Point fondamental dans Le Domaine, il y a bien sûr la fascination de Gabriel pour Éléonore. Et là encore Jo Witek prend le parti de traiter leur relation de façon très adulte, sans embellir l’amour. Lorsque Gabriel rencontre tous les petits-enfants (5 au total) il n’a aucune envie de se mêler à eux, de se faire accepter ou de leur ressembler. Il choisit de privilégier ce qu’il est et ce qu’il aime. Mais comme ce n’est pas le poids de la masse qui le change radicalement, ce sera une jeune fille. Ne connaissant que peu de choses de l’amour et des femmes, Gabriel va littéralement devenir obsédé par la conquête d’Éléonore, quitte à s’oublier, perdant le contrôle de sa vie.
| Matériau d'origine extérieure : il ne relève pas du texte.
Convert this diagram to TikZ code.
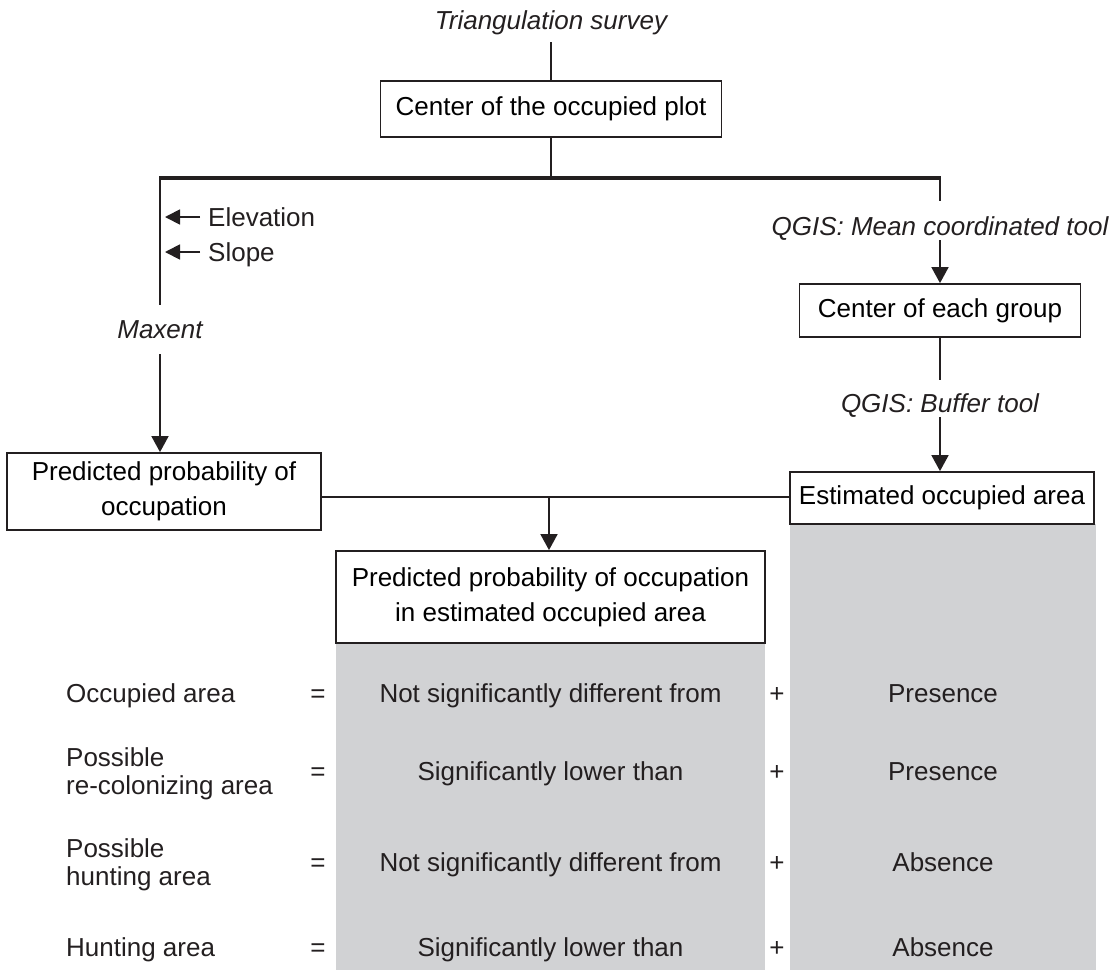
\documentclass[tikz,border=0pt]{standalone}
\usepackage{fontspec}
\setmainfont{Liberation Sans}
\usetikzlibrary{arrows.meta}
\definecolor{colgray}{RGB}{209,210,212}
\definecolor{ink}{RGB}{35,31,32}
\tikzset{
  box/.style={draw=ink, line width=1.8pt, fill=white, inner sep=0pt, align=center, font=\fontsize{26}{35}\selectfont},
  lbl/.style={font=\fontsize{26}{31}\selectfont\itshape, inner sep=0pt, text height=19pt, text depth=0pt, text=ink},
  txt/.style={font=\fontsize{26}{31}\selectfont, inner sep=0pt, text height=19pt, text depth=5.5pt, text=ink},
  txttwo/.style={font=\fontsize{26}{27.5}\selectfont, inner sep=0pt, align=left, text=ink},
  conn/.style={draw=ink, line width=1.8pt},
  thick conn/.style={draw=ink, line width=4pt},
  arr/.style={draw=ink, line width=1.8pt, -{Triangle[length=16pt,width=17pt]}},
  sarr/.style={draw=ink, line width=1.8pt, -{Triangle[length=15pt,width=15pt]}},
}
\begin{document}
\begin{tikzpicture}[x=1pt,y=-1pt]
\useasboundingbox (0,0) rectangle (1120,970);
% gray columns
\fill[colgray] (336,643) rectangle (765,970);
\fill[colgray] (790,524) rectangle (1096,970);
% boxes
\node[box, minimum width=341pt, minimum height=56pt] (cop) at (551,109) {Center of the occupied plot};
\node[box, minimum width=281pt, minimum height=53pt] (ceg) at (940,310.5) {Center of each group};
\node[box, minimum width=314pt, minimum height=77pt] (lbox) at (164,491.5) {Predicted probability of\\occupation};
\node[box, minimum width=304pt, minimum height=52pt] (rbox) at (942,498) {Estimated occupied area};
\node[box, minimum width=429pt, minimum height=92pt] (cbox) at (550.5,597) {Predicted probability of occupation\\in estimated occupied area};
% labels
\node[lbl, anchor=base] (tri) at (551,29) {Triangulation survey};
\node[lbl, anchor=base] (mx) at (160,338) {Maxent};
\node[lbl, anchor=base] (qm) at (940,235) {QGIS: Mean coordinated tool};
\node[lbl, anchor=base] (qb) at (940,412) {QGIS: Buffer tool};
\node[txt, anchor=base west] (el) at (208,226) {Elevation};
\node[txt, anchor=base west] (sl) at (208,261) {Slope};
% junctions
\coordinate (hl) at (160,178);
\coordinate (hr) at (940,178);
\coordinate (hm) at (551,178);
\coordinate (hy) at (0,497);
\coordinate (cj) at (549,497);
\coordinate (els) at (200,217);
\coordinate (elt) at (165,217);
\coordinate (sls) at (200,252);
\coordinate (slt) at (165,252);
% connectors
\draw[conn] ([yshift=-13pt]tri.south) -- (cop.north);
\draw[conn] (cop.south) -- (hm);
\draw[thick conn] ([xshift=-0.9pt]hl) -- ([xshift=0.9pt]hr);
\draw[conn] (hl) -- ([yshift=14pt]mx.north);
\draw[arr] ([yshift=-16pt]mx.south) -- (hl |- lbox.north);
\draw[sarr] (els) -- (elt);
\draw[sarr] (sls) -- (slt);
\draw[conn] (hr) -- ([yshift=15pt]qm.north);
\draw[arr] ([yshift=-5pt]qm.south) -- (ceg.north);
\draw[conn] (ceg.south) -- ([yshift=13pt]qb.north);
\draw[arr] ([yshift=-5pt]qb.south) -- (qb.south |- rbox.north);
\draw[conn] (lbox.east |- hy) -- (rbox.west |- hy);
\draw[arr] (cj) -- (cj |- cbox.north);
% table rows
\node[txt, anchor=west] (r1l) at (66,696) {Occupied area};
\node[txttwo, anchor=west] (r2l) at (66,774) {Possible\\re-colonizing area};
\node[txttwo, anchor=west] (r3l) at (66,865) {Possible\\hunting area};
\node[txt, anchor=west] (r4l) at (66,950) {Hunting area};
\foreach \yy/\nm in {696/1,774/2,865/3,950/4}{
  \node[txt] (eq\nm) at (318,\yy) {=};
  \node[txt] (pl\nm) at (777,\yy) {+};
}
\node[txt] (c1) at (550.5,696) {Not significantly different from};
\node[txt] (c2) at (550.5,774) {Significantly lower than};
\node[txt] (c3) at (550.5,865) {Not significantly different from};
\node[txt] (c4) at (550.5,950) {Significantly lower than};
\node[txt] (p1) at (943,696) {Presence};
\node[txt] (p2) at (943,774) {Presence};
\node[txt] (p3) at (943,865) {Absence};
\node[txt] (p4) at (943,950) {Absence};
\end{tikzpicture}
\end{document}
Le thème de la passion dévastatrice n’est pas couramment abordé dans les romans jeunesse, mais il l’est dans Le Domaine avec beaucoup de justesse et de subtilité. Il permet ainsi aux adolescents de pouvoir se questionner sur les relations amoureuses et leurs impacts sur les différentes personnes qu’elles inclues. À un âge de découverte sentimentale, il est toujours bénéfique de se faire accompagner par un livre qui traite de ce sujet de façon adéquate.
Qu’en est-il de la partie suspense ?
Divisé en plusieurs grands chapitres, Le Domaine devient un thriller à proprement parler lors de la troisième et dernière partie. Après avoir planté un décor vaste et la plupart des personnages, l’action s’accélère par des rebondissements assez surprenants mais loin d’être grotesques. On peut regretter que cette accélération arrive tardivement, mais l’histoire n’en est pas perturbée pour autant, et nous ne dénombrons aucune longueur. Il est clair que l’un des buts de Jo Witek est de créer une relation entre le lecteur et les personnages, pour mieux faire ressentir le danger quand tout s’accélère. Afin de ne pas nuire à la lecture de ce roman nous n’en dévoilerons pas plus…
Jo Witek nous propose donc ici un bon roman qui aborde plusieurs thématiques assez peu en vogue dans les collections jeunesse. Abordable pour tous, Le Domaine stimule l’imagination et nous transporte au cœur d’un débat intérieur entre un jeune homme et ses sentiments. Un thriller pour ados (à partir de 14 ans) de très bonne facture.
Le Domaine, écrit par Jo Witek. Aux éditions Actes Sud Junior, 336 pages, 14.80€. Mars 2016.